Here’s why Penn State’s ‘boneheaded’ FG attempt was the turning point in Citrus Bowl loss

Here’s why Penn State’s ‘boneheaded’ FG attempt was the turning point in Citrus Bowl loss

Immediately, minutes following every Penn State game, we’ll take a closer look at the turning point to each game. You can find our more in-depth stories after speaking with coaches and players on

Penn State QB Trace McSorley nearly watched his legend grow to unimaginable Happy Valley heights Tuesday.

That is, until the Citrus Bowl’s turning point — until a questionable coaching decision led to a 27-24 loss against Kentucky in Orlando, Fla.

We’ll set it up in a moment. But, for now, let’s look at the background: McSorley suffered a leg injury and missed the start of the second half. At the time, Penn State told reporters he was out for the rest of the game with a broken foot.

Except he wasn’t. Somehow, some way, McSorley came back one series later — puzzling fans, reporters and TV viewers alike. Suddenly, Penn State’s 20-point deficit gave way to a 27-21 score. He was on fire. It looked as if the Nittany Lions were about to complete the unlikely comeback — that is, of course, until Penn State took the ball out of McSorley’s hands. Again. (Feel free to call it “Fourth-and-5, Part II.”)

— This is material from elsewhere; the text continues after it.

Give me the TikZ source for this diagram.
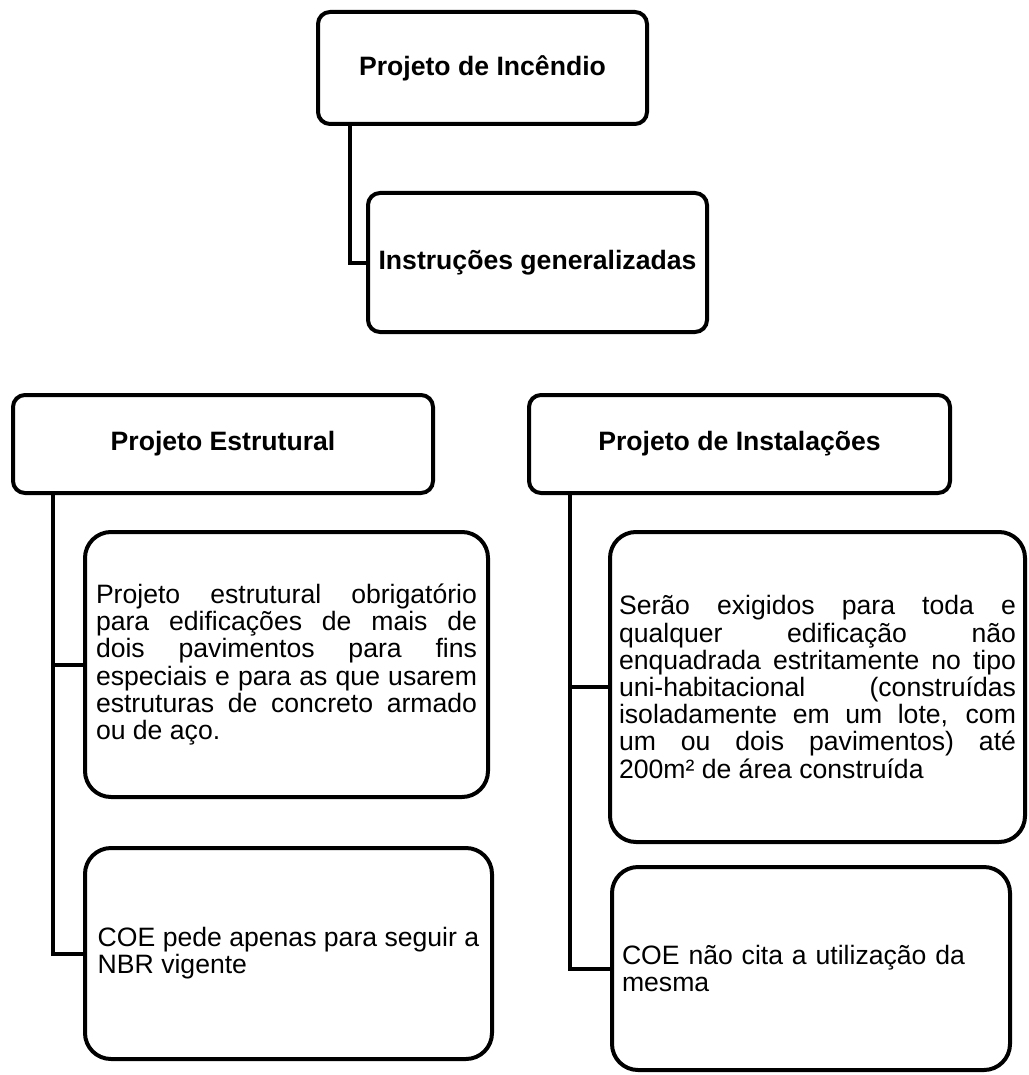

OK, let’s set it up: Trailing 27-21, Penn State found itself on the Kentucky 14 with about 4:15 left in the game. On fourth-and-7, Penn State opted to attempt a field goal. Stop right there — that was the turning point.

The Nittany Lions still had three timeouts left. Even if they went for it and failed to convert, they’d still trail by a single score and could get the ball back — much like they’d have to do even if they made the field goal.

Well, even if you didn’t watch the game, you can probably see where this is going. Penn State took the ball out of the red-hot hands of McSorley, lined up for a field goal and made it to cut the deficit to 27-24. The problem? Kentucky got two first downs and essentially ran out the rest of the clock. (Penn State got the ball deep in its own territory with a single second remaining.)

It’s the first time all season we’ve highlighted a play-calling decision — which worked! — as the turning point. Mathematically, settling for the field goal was a flat-out silly call. And it ruined what could have been the exclamation mark on a memorable career by McSorley.

The Penn State quarterback deserves a lot of credit for leaving his all out on the field. But, just like it was against Ohio State, you have to wonder “what might have been.”

McSorley deserved better. So did fans. The turning point wasn’t all the special-teams miscues — although they certainly contributed heavily toward the loss — and it wasn’t McSorley’s third-quarter interception.

It was the boneheaded call to attempt a field goal 14 yards shy of the end zone. It was as if Penn State simply took a knee on play-calling.